The Future Landscape of Sexualities
Holly M. Kent

It is with great pleasure and pride that we welcome you to our special issue on the future landscape of sexualities. The articles, essays and reviews in this issue tackle important, controversial questions about the significance of sexuality in shaping individuals’ and groups’ lived experiences, identities, and bodies. Skillfully and provocatively contributing to the ever-growing feminist literature on the politics of sexuality, the authors published in this issue challenge us to resist any easy assumptions about the cultural, political, and personal meanings of sexuality. These pieces push feminist scholars to reflect more deeply on questions of sexuality on both practical and theoretical levels. For, as these authors’ works so powerfully demonstrate, notions of sexuality inevitably permeate all aspects of our lives. Scholars need to continually question existing conceptualizations of sexuality not only to enrich and complicate their teaching and research, but also because the cost of not doing so can be dire to the women and men whose lives continue to be circumscribed and limited by persistent sexism, homophobia, and transphobia.
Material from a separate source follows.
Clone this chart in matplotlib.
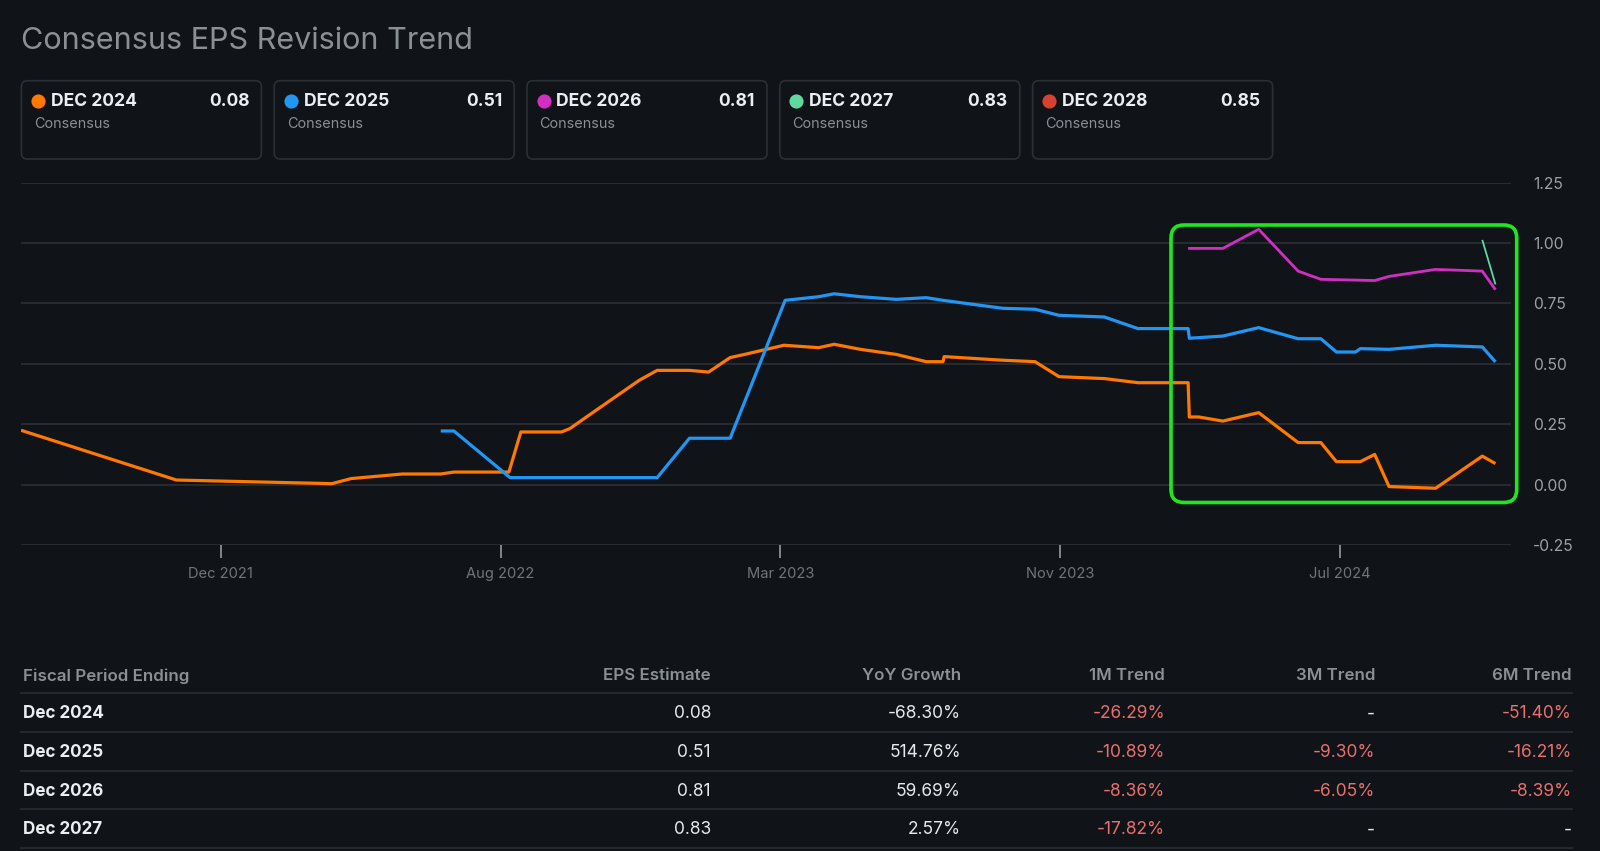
import matplotlib
matplotlib.use("Agg")
import matplotlib.pyplot as plt
import pandas as pd
from matplotlib.patches import FancyBboxPatch
from matplotlib.transforms import IdentityTransform
from matplotlib.lines import Line2D

# ---------------- data ----------------
title_text = "Consensus EPS Revision Trend"

legend_labels = ["DEC 2024", "DEC 2025", "DEC 2026", "DEC 2027", "DEC 2028"]
legend_values = ["0.08", "0.51", "0.81", "0.83", "0.85"]
legend_sub = "Consensus"

dec2024_dates = ["2021-06-26", "2021-11-03", "2022-03-13", "2022-03-29", "2022-05-11",
                 "2022-06-12", "2022-06-23", "2022-08-08", "2022-08-18", "2022-09-21",
                 "2022-09-28", "2022-10-13", "2022-11-25", "2022-12-10", "2023-01-06",
                 "2023-01-22", "2023-02-09", "2023-02-21", "2023-03-26", "2023-04-24",
                 "2023-05-07", "2023-05-29", "2023-06-28", "2023-07-23", "2023-08-06",
                 "2023-08-07", "2023-09-25", "2023-10-22", "2023-11-11", "2023-12-19",
                 "2024-01-16", "2024-02-27", "2024-02-28", "2024-03-07", "2024-03-27",
                 "2024-04-26", "2024-05-29", "2024-06-17", "2024-06-30", "2024-07-20",
                 "2024-08-01", "2024-08-13", "2024-09-21", "2024-10-30", "2024-11-10"]
dec2024_eps = [0.225, 0.019, 0.004, 0.025, 0.044,
               0.044, 0.052, 0.052, 0.218, 0.218,
               0.232, 0.284, 0.432, 0.473, 0.473,
               0.466, 0.526, 0.539, 0.577, 0.567,
               0.581, 0.560, 0.539, 0.509, 0.509,
               0.530, 0.515, 0.509, 0.447, 0.439,
               0.422, 0.422, 0.280, 0.280, 0.263,
               0.298, 0.174, 0.174, 0.095, 0.095,
               0.125, -0.008, -0.015, 0.118, 0.087]

dec2025_dates = ["2022-06-12", "2022-06-23", "2022-08-09", "2022-12-10", "2023-01-06",
                 "2023-02-09", "2023-03-27", "2023-04-24", "2023-05-07", "2023-05-29",
                 "2023-06-28", "2023-07-23", "2023-08-06", "2023-09-25", "2023-10-22",
                 "2023-11-11", "2023-12-19", "2024-01-16", "2024-02-27", "2024-02-28",
                 "2024-03-27", "2024-04-26", "2024-05-29", "2024-06-17", "2024-06-30",
                 "2024-07-16", "2024-07-20", "2024-08-13", "2024-09-21", "2024-10-30",
                 "2024-11-10"]
dec2025_eps = [0.222, 0.222, 0.029, 0.029, 0.192,
               0.192, 0.763, 0.778, 0.790, 0.778,
               0.767, 0.774, 0.763, 0.730, 0.726,
               0.701, 0.694, 0.646, 0.646, 0.606,
               0.615, 0.650, 0.604, 0.604, 0.549,
               0.549, 0.563, 0.560, 0.577, 0.570,
               0.508]

dec2026_dates = ["2024-02-27", "2024-03-27", "2024-04-26", "2024-05-29", "2024-06-17",
                 "2024-08-01", "2024-08-13", "2024-09-21", "2024-10-30", "2024-11-10"]
dec2026_eps = [0.978, 0.978, 1.057, 0.884, 0.850,
               0.845, 0.862, 0.891, 0.884, 0.807]

dec2027_dates = ["2024-10-30", "2024-11-10"]
dec2027_eps = [1.013, 0.829]

y_ticks = [-0.25, 0.00, 0.25, 0.50, 0.75, 1.00, 1.25]
x_tick_dates = ["2021-12-10", "2022-08-01", "2023-03-23", "2023-11-12", "2024-07-03"]
x_tick_labels = ["Dec 2021", "Aug 2022", "Mar 2023", "Nov 2023", "Jul 2024"]
x_limits = ["2021-06-26", "2024-11-23"]

table_header = ["Fiscal Period Ending", "EPS Estimate", "YoY Growth", "1M Trend", "3M Trend", "6M Trend"]
table_periods = ["Dec 2024", "Dec 2025", "Dec 2026", "Dec 2027"]
table_eps = ["0.08", "0.51", "0.81", "0.83"]
table_yoy = ["-68.30%", "514.76%", "59.69%", "2.57%"]
table_1m = ["-26.29%", "-10.89%", "-8.36%", "-17.82%"]
table_3m = ["-", "-9.30%", "-6.05%", "-"]
table_6m = ["-51.40%", "-16.21%", "-8.39%", "-"]

# ---------------- style ----------------
W, H = 1600, 851
BG = "#101418"
GRID = "#2a2e33"
C_ORANGE = "#ff7800"
C_BLUE = "#2196f3"
C_MAGENTA = "#d12fc3"
C_GREEN = "#5fd9a0"
C_RED = "#d9412f"
series_colors = [C_ORANGE, C_BLUE, C_MAGENTA, C_GREEN, C_RED]
FONT = ["Inter", "DejaVu Sans"]
plt.rcParams["font.family"] = FONT

fig = plt.figure(figsize=(W / 100, H / 100), dpi=100, facecolor=BG)
ident = IdentityTransform()


def fx(px):
    return px / W


def fy(py):
    return 1 - py / H


def ftext(px, py, s, **kw):
    fig.text(fx(px), fy(py), s, **kw)


# title
ftext(21, 49, title_text, fontsize=22, color="#8a9095", va="baseline", ha="left")

# legend boxes
for i, (lab, val, col) in enumerate(zip(legend_labels, legend_values, series_colors)):
    x0 = 21.4 + i * 252.8
    box = FancyBboxPatch((x0, H - 159), 240, 78.3,
                         boxstyle="round,pad=0,rounding_size=6",
                         transform=ident, facecolor=BG, edgecolor="#2c3035", linewidth=1.2)
    fig.patches.append(box)
    fig.add_artist(Line2D([fx(x0 + 16.5)], [fy(100.5)], marker="o", markersize=10.2,
                          color=col, markeredgewidth=0, transform=fig.transFigure))
    ftext(x0 + 29.5, 106.3, lab, fontsize=12.6, fontweight="bold", color="#eceff1",
          va="baseline", ha="left")
    ftext(x0 + 228, 106.3, val, fontsize=12.6, fontweight="bold", color="#eceff1",
          va="baseline", ha="right")
    ftext(x0 + 12.5, 128.5, legend_sub, fontsize=10.4, color="#8a8f94",
          va="baseline", ha="left")

# chart axes
ax = fig.add_axes([fx(21), fy(545), (1511 - 21) / W, (545 - 182.7) / H])
ax.set_facecolor(BG)
for sp in ax.spines.values():
    sp.set_visible(False)

series = [(dec2024_dates, dec2024_eps, C_ORANGE, 2.3),
          (dec2025_dates, dec2025_eps, C_BLUE, 2.3),
          (dec2026_dates, dec2026_eps, C_MAGENTA, 2.0),
          (dec2027_dates, dec2027_eps, C_GREEN, 1.3)]
for dts, vals, col, lw in series:
    ax.plot(pd.to_datetime(dts), vals, color=col, linewidth=lw,
            solid_joinstyle="round", solid_capstyle="butt", zorder=3)

ax.set_ylim(y_ticks[0], y_ticks[-1])
ax.set_yticks(y_ticks)
ax.set_yticklabels([f"{v:.2f}" for v in y_ticks])
ax.yaxis.tick_right()
ax.tick_params(axis="y", length=0, pad=15.8, labelsize=11.3, labelcolor="#9ba1a6")
ax.grid(axis="y", color=GRID, linewidth=1.3, zorder=0)

ax.set_xlim(pd.to_datetime(x_limits[0]), pd.to_datetime(x_limits[1]))
ax.set_xticks(pd.to_datetime(x_tick_dates))
ax.set_xticklabels(x_tick_labels)
ax.tick_params(axis="x", length=9, width=1.3, color="#8a8f94", pad=7,
               labelsize=10.6, labelcolor="#6f757a")

# highlight box
hl = FancyBboxPatch((1171, H - 502.5), 1516.7 - 1171, 502.5 - 225,
                    boxstyle="round,pad=0,rounding_size=13",
                    transform=ident, facecolor="none", edgecolor="#1fe61f", linewidth=2.6,
                    zorder=10)
fig.patches.append(hl)

# table
TFS = 12.5
col_x = [23, 711, 961, 1165, 1375, 1572]
col_ha = ["left", "right", "right", "right", "right", "right"]
for cx, ha, h in zip(col_x, col_ha, table_header):
    ftext(cx, 676, h, fontsize=TFS - 0.3, fontweight="semibold", color="#8a9095",
          va="center", ha=ha)

row_y = [714, 752.7, 791.7, 830]
for r, y in enumerate(row_y):
    cells = [table_periods[r], table_eps[r], table_yoy[r], table_1m[r], table_3m[r], table_6m[r]]
    for c, (cx, ha, s) in enumerate(zip(col_x, col_ha, cells)):
        if c == 0:
            ftext(cx, y, s, fontsize=TFS - 0.2, fontweight="bold", color="#eceff1",
                  va="center", ha=ha)
        elif c >= 3 and s != "-":
            ftext(cx, y, s, fontsize=TFS, color="#e8706e", va="center", ha=ha)
        else:
            ftext(cx, y, s, fontsize=TFS, color="#e6e8ea", va="center", ha=ha)

for ly in [693.3, 732.3, 770.7, 809.3, 847.7]:
    fig.add_artist(Line2D([fx(21), fx(1572)], [fy(ly), fy(ly)], color="#25292e",
                          linewidth=1.5, transform=fig.transFigure))

fig.savefig("out.png", dpi=100, facecolor=BG)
The articles and essays included in this issue address a diverse assortment of topics concerning cultural and historical representations of sexualities, individuals’ lived experiences as sexual minorities and gender non-normative people, and what a “post-gender, post-sexual differences” future might look like. Our contributors discuss how these issues work both within and across national and cultural borders, reflecting on the connections between community, geography, and sexuality. Rachel E. Sullivan’s “The (Mis)translation of Masculine Femininity in Rural Space: (Re)reading ‘Queer’ Women in Northern Ontario, Canada” provides a fascinating case study of the experiences of queer women in rural Canada. Many queer women in these communities, Sullivan demonstrates, often find their sexual identities “misread” and their queerness rendered invisible to their neighbors and fellow community members. These misreadings, as Sullivan’s extensive interviews with these women reveal, have complex implications for women’s romantic, sexual, and professional lives.

Kim Hackford-Peer’s essay “Queer and Trivial Tidbits: History’s Role in Projects of Self-Recognition for LGBT/Queer Youth” also tackles questions of queer individuals’ day-to-day lives and experiences in a heteronormative society. A valuable reflection how LGBT history is (and is not) encountered by and taught to queer youth, Hackford-Peer notes that young queer people often encounter LGBT history in the form of trivia about noteworthy LGBT people. This information, though useful in its ability to raise awareness about the presence of queer people in public life, nonetheless also frequently perilously oversimplifies LGBT figures’ lives, and risks shoving “ordinary” LGBT individuals’ experiences and struggles to the margins.

In addition to LGBT people’s experiences in their communities and classrooms, this issue also deals with individuals’ experiences within the medical system. Elizabeth Manning’s “F*cking with the Canadian Guidelines on Sexually Transmitted Infections: A Queer Disruption to Homonormativity” addresses how people of sexualities perceived as non-traditional (particularly transgendered and intersex individuals) frequently face marginalization and discrimination from doctors, hospitals, and insurance providers. This oppression stems, Manning demonstrates, not purely from heteronormative models, but also from homonormative models which normalize gay men and lesbian women’s needs and experiences, while erasing those of trans and intersex people.

The authors published in this issue also address questions of how representations of sexualities in literature and culture can shape conceptions and practices of sexuality. Gisela Norat’s “Subverting the Gag Order: Pregnancy in Contemporary Hispanic Women's Literature” ably considers the persistent silences surrounding representations of Hispanic women’s pregnancies in a diverse assortment of literary genres. Numerous female novelists, playwrights, and memoirists have recently dared to challenge this taboo in their literary work, and to provide uncompromising, realistic visions of what it means to be a pregnant Hispanic woman in a culture with deeply conflicted ideas about sexuality and motherhood. Lucy Nicholas’ “A Radical Queer Utopian Future: A Reciprocal Relation beyond Sexual Difference” thoughtfully considers what a future in which the categories of sexual orientation and difference might look like. Analyzing representations of such societies in feminist and queer theory, as well as in feminist science fiction, Nicholas assesses both the useful and the problematic aspects of these texts and ideologies.

As is the case with all feminist scholarship, the pieces published in this issue are not intended to lie quietly on the page. Much as these articles, essays, and reviews grapple with crucial issues of identity, politics, and activism, we hope that you will take the opportunity to actively join in the discussion about the vital questions which these pieces raise. We encourage you to visit the “Comments” section of our journal and share your thoughts with our authors, with us, and with one another. (If you’re not already a registered user of our site, signing up is easy– for more information, see our readers page (http://www.thirdspace.ca/journal/information/readers or hit “Register” above.) We hope that the discussions which our authors have begun here will continue in your scholarship, your classrooms, and your conversations with your students, colleagues, partners, and friends.